> [What the task requires]: Take each line that has the word "chart" and return it.

-=-=-=-=-

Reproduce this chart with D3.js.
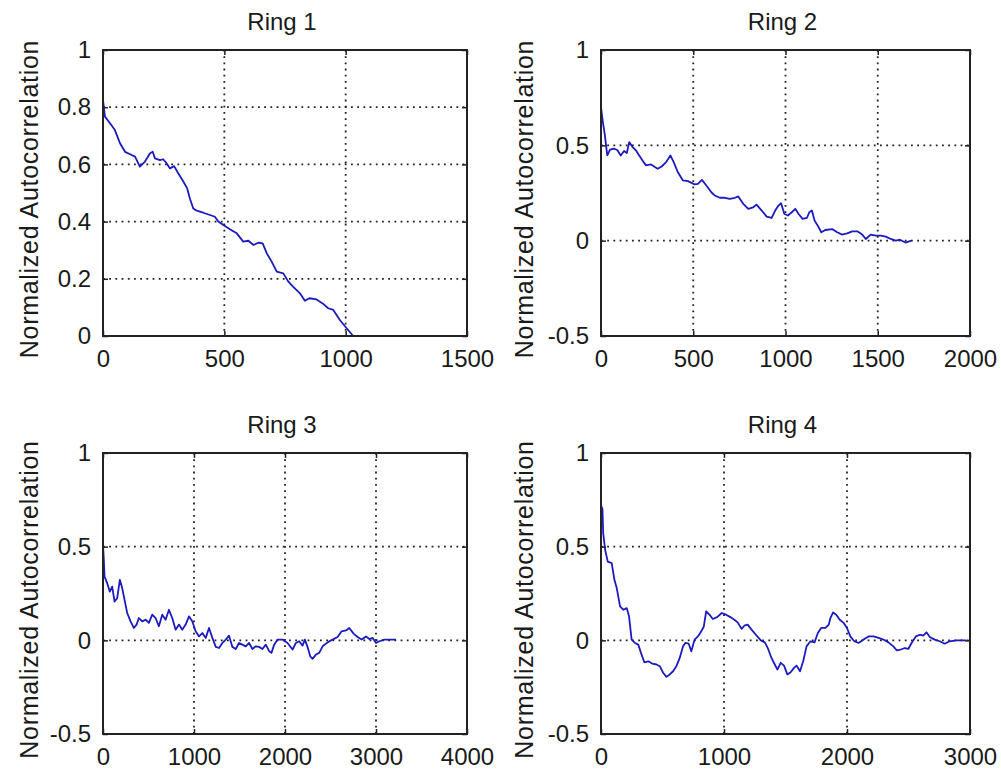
<!DOCTYPE html>
<html>
<head>
<meta charset="utf-8">
<script src="https://cdn.jsdelivr.net/npm/d3@7"></script>
<style>
  html, body { margin: 0; padding: 0; background: #fff; }
  svg text { font-family: "Liberation Sans", Arial, sans-serif; fill: #1a1a1a; }
</style>
</head>
<body>
<div id="chart"></div>
<script>
// values
const ring1Lag = [0,8,29,49,70,91,118,132,152,173,194,205,214,235,248,262,276,293,310,331,347,358,372,386,413,441,461,475,496,523,551,578,599,620,640,658,675,695,716,743,764,784,812,832,850,880,905,928,949,976,1004,1031];
const ring1Acf = [0.825,0.767,0.744,0.72,0.674,0.644,0.633,0.627,0.592,0.61,0.639,0.644,0.621,0.615,0.618,0.604,0.586,0.594,0.569,0.54,0.516,0.481,0.446,0.438,0.431,0.423,0.417,0.40,0.388,0.373,0.359,0.33,0.333,0.318,0.326,0.324,0.289,0.26,0.225,0.219,0.19,0.172,0.149,0.123,0.132,0.128,0.114,0.097,0.091,0.056,0.027,0.0];

const ring2Lag = [0,9,20,34,49,71,89,107,125,140,153,171,189,207,225,243,271,292,307,329,353,376,394,416,444,471,507,525,547,571,598,616,644,671,698,726,744,771,798,825,843,871,898,925,944,962,976,994,1013,1034,1053,1071,1093,1116,1129,1143,1158,1180,1194,1216,1253,1280,1307,1334,1362,1389,1416,1435,1462,1489,1517,1544,1571,1598,1620,1650,1682];
const ring2Acf = [0.70,0.63,0.56,0.447,0.477,0.483,0.474,0.447,0.47,0.46,0.517,0.491,0.474,0.447,0.421,0.395,0.40,0.386,0.377,0.389,0.412,0.447,0.412,0.36,0.316,0.312,0.295,0.298,0.319,0.289,0.254,0.237,0.225,0.225,0.219,0.225,0.232,0.193,0.167,0.175,0.189,0.158,0.126,0.119,0.158,0.184,0.196,0.14,0.132,0.149,0.167,0.14,0.114,0.119,0.149,0.158,0.105,0.07,0.044,0.056,0.061,0.044,0.032,0.038,0.049,0.049,0.032,0.009,0.032,0.026,0.026,0.021,0.009,0.0,0.005,-0.01,0.0];

const ring3Lag = [0,9,17,46,75,101,127,156,185,211,237,266,303,339,369,394,431,468,504,541,578,614,651,688,725,761,798,835,871,908,945,982,1018,1055,1092,1129,1165,1202,1239,1275,1312,1349,1385,1422,1459,1495,1532,1569,1605,1642,1679,1715,1752,1789,1826,1851,1881,1918,1973,2028,2083,2120,2156,2193,2218,2248,2277,2303,2340,2376,2413,2468,2523,2578,2622,2670,2706,2754,2798,2842,2890,2927,2964,3000,3037,3092,3220];
const ring3Acf = [0.51,0.43,0.34,0.305,0.26,0.287,0.207,0.225,0.323,0.279,0.216,0.146,0.101,0.066,0.084,0.119,0.101,0.11,0.093,0.137,0.119,0.075,0.137,0.11,0.163,0.119,0.057,0.084,0.057,0.084,0.128,0.101,0.048,0.021,0.039,0.013,0.066,0.013,-0.035,-0.041,-0.014,0.004,0.025,-0.035,-0.046,-0.014,-0.023,-0.032,-0.014,-0.046,-0.032,-0.035,-0.046,-0.023,-0.058,-0.067,-0.023,0.004,0.004,-0.014,-0.049,-0.014,-0.005,-0.028,0.004,-0.035,-0.085,-0.099,-0.076,-0.067,-0.032,-0.011,0.004,0.018,0.048,0.053,0.066,0.036,0.018,0.004,0.021,0.007,0.013,-0.014,-0.005,0.004,0.004];

const ring4Lag = [0,12,18,34,55,87,109,128,155,182,209,228,249,276,303,325,352,384,416,451,478,505,532,559,586,613,640,667,685,713,734,761,788,815,836,855,882,909,944,982,1017,1052,1084,1111,1143,1165,1192,1224,1259,1299,1332,1359,1386,1413,1434,1461,1488,1515,1542,1569,1590,1618,1644,1671,1703,1736,1763,1790,1825,1852,1865,1887,1913,1941,1973,2000,2027,2059,2094,2135,2175,2216,2256,2297,2337,2377,2404,2436,2471,2498,2525,2560,2592,2620,2646,2673,2713,2754,2794,2834,2889,2970];
const ring4Acf = [0.72,0.70,0.571,0.482,0.42,0.412,0.323,0.279,0.181,0.163,0.172,0.128,0.004,-0.014,-0.023,-0.067,-0.117,-0.112,-0.124,-0.129,-0.138,-0.173,-0.195,-0.182,-0.165,-0.138,-0.094,-0.032,-0.014,-0.018,-0.058,0.004,0.021,0.048,0.074,0.154,0.137,0.114,0.124,0.146,0.137,0.124,0.11,0.096,0.061,0.078,0.084,0.057,0.03,0.0,-0.011,-0.046,-0.094,-0.129,-0.156,-0.12,-0.135,-0.182,-0.17,-0.147,-0.135,-0.165,-0.112,-0.032,-0.005,-0.011,0.039,0.066,0.066,0.084,0.119,0.149,0.137,0.11,0.093,0.066,0.021,-0.005,-0.014,0.004,0.021,0.021,0.013,0.004,-0.011,-0.032,-0.053,-0.049,-0.041,-0.046,-0.014,0.021,0.03,0.025,0.043,0.018,0.004,-0.005,-0.018,-0.005,0.0,0.0];

const titles = ['Ring 1', 'Ring 2', 'Ring 3', 'Ring 4'];
const yLabel = 'Normalized Autocorrelation';

const ring1XTicks = [0, 500, 1000, 1500];
const ring2XTicks = [0, 500, 1000, 1500, 2000];
const ring3XTicks = [0, 1000, 2000, 3000, 4000];
const ring4XTicks = [0, 1000, 2000, 3000];
const ring1YTicks = [0, 0.2, 0.4, 0.6, 0.8, 1];
const signedYTicks = [-0.5, 0, 0.5, 1];

const W = 1001, H = 772;
const lineColor = '#1b1bbf';

const panels = [
  { title: titles[0], lag: ring1Lag, acf: ring1Acf, xt: ring1XTicks, yt: ring1YTicks, l: 103, t: 50, r: 467, b: 336, lx: 38 },
  { title: titles[1], lag: ring2Lag, acf: ring2Acf, xt: ring2XTicks, yt: signedYTicks, l: 601, t: 50, r: 970, b: 336, lx: 533 },
  { title: titles[2], lag: ring3Lag, acf: ring3Acf, xt: ring3XTicks, yt: signedYTicks, l: 103, t: 453, r: 467, b: 734, lx: 38 },
  { title: titles[3], lag: ring4Lag, acf: ring4Acf, xt: ring4XTicks, yt: signedYTicks, l: 601, t: 453, r: 970, b: 734, lx: 533 }
];

const svg = d3.select('#chart').append('svg')
  .attr('width', W)
  .attr('height', H);

svg.append('rect').attr('width', W).attr('height', H).attr('fill', '#fff');

panels.forEach(p => {
  const x = d3.scaleLinear()
    .domain(d3.extent(p.xt))
    .range([p.l, p.r]);
  const y = d3.scaleLinear()
    .domain(d3.extent(p.yt))
    .range([p.b, p.t]);

  const g = svg.append('g');
  const fmt = d => String(d);

  // dotted grid
  g.append('g').selectAll('line')
    .data(p.xt.slice(1, -1))
    .join('line')
    .attr('x1', d => x(d)).attr('x2', d => x(d))
    .attr('y1', p.t).attr('y2', p.b)
    .attr('stroke', '#222')
    .attr('stroke-width', 1.8)
    .attr('stroke-dasharray', '1.8 4.4');
  g.append('g').selectAll('line')
    .data(p.yt.slice(1, -1))
    .join('line')
    .attr('x1', p.l).attr('x2', p.r)
    .attr('y1', d => y(d)).attr('y2', d => y(d))
    .attr('stroke', '#222')
    .attr('stroke-width', 1.8)
    .attr('stroke-dasharray', '1.8 4.4');

  // the series
  const line = d3.line()
    .x((d, i) => x(p.lag[i]))
    .y(d => y(d));
  g.append('path')
    .datum(p.acf)
    .attr('fill', 'none')
    .attr('stroke', lineColor)
    .attr('stroke-width', 1.8)
    .attr('stroke-linejoin', 'round')
    .attr('d', line);

  // axes, ticks pointing inward on all sides
  g.append('g')
    .attr('transform', `translate(0,${p.b})`)
    .call(d3.axisBottom(x).tickValues(p.xt).tickSize(-5).tickPadding(14).tickFormat(fmt));
  g.append('g')
    .attr('transform', `translate(${p.l},0)`)
    .call(d3.axisLeft(y).tickValues(p.yt).tickSize(-5).tickPadding(12).tickFormat(fmt));
  g.append('g')
    .attr('transform', `translate(0,${p.t})`)
    .call(d3.axisTop(x).tickValues(p.xt).tickSize(-5).tickFormat(''));
  g.append('g')
    .attr('transform', `translate(${p.r},0)`)
    .call(d3.axisRight(y).tickValues(p.yt).tickSize(-5).tickFormat(''));

  g.selectAll('.domain').remove();
  g.selectAll('.tick line').attr('stroke', '#222').attr('stroke-width', 1.5);
  g.selectAll('.tick text')
    .attr('font-size', 24)
    .attr('font-family', '"Liberation Sans", Arial, sans-serif')
    .attr('fill', '#1a1a1a');

  // box
  g.append('rect')
    .attr('x', p.l).attr('y', p.t)
    .attr('width', p.r - p.l).attr('height', p.b - p.t)
    .attr('fill', 'none')
    .attr('stroke', '#222')
    .attr('stroke-width', 2);

  // title
  g.append('text')
    .attr('x', (p.l + p.r) / 2 - 3)
    .attr('y', p.t - 20)
    .attr('text-anchor', 'middle')
    .attr('font-size', 24)
    .text(p.title);

  // y label
  g.append('text')
    .attr('transform', `translate(${p.lx},${(p.t + p.b) / 2 + 6}) rotate(-90)`)
    .attr('text-anchor', 'middle')
    .attr('font-size', 25)
    .attr('letter-spacing', 0.7)
    .text(yLabel);
});
</script>
</body>
</html>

-=-=-=-=-

> [Answer in full]:
Reproduce this chart with D3.js.
<div id="chart"></div>
const svg = d3.select('#chart').append('svg')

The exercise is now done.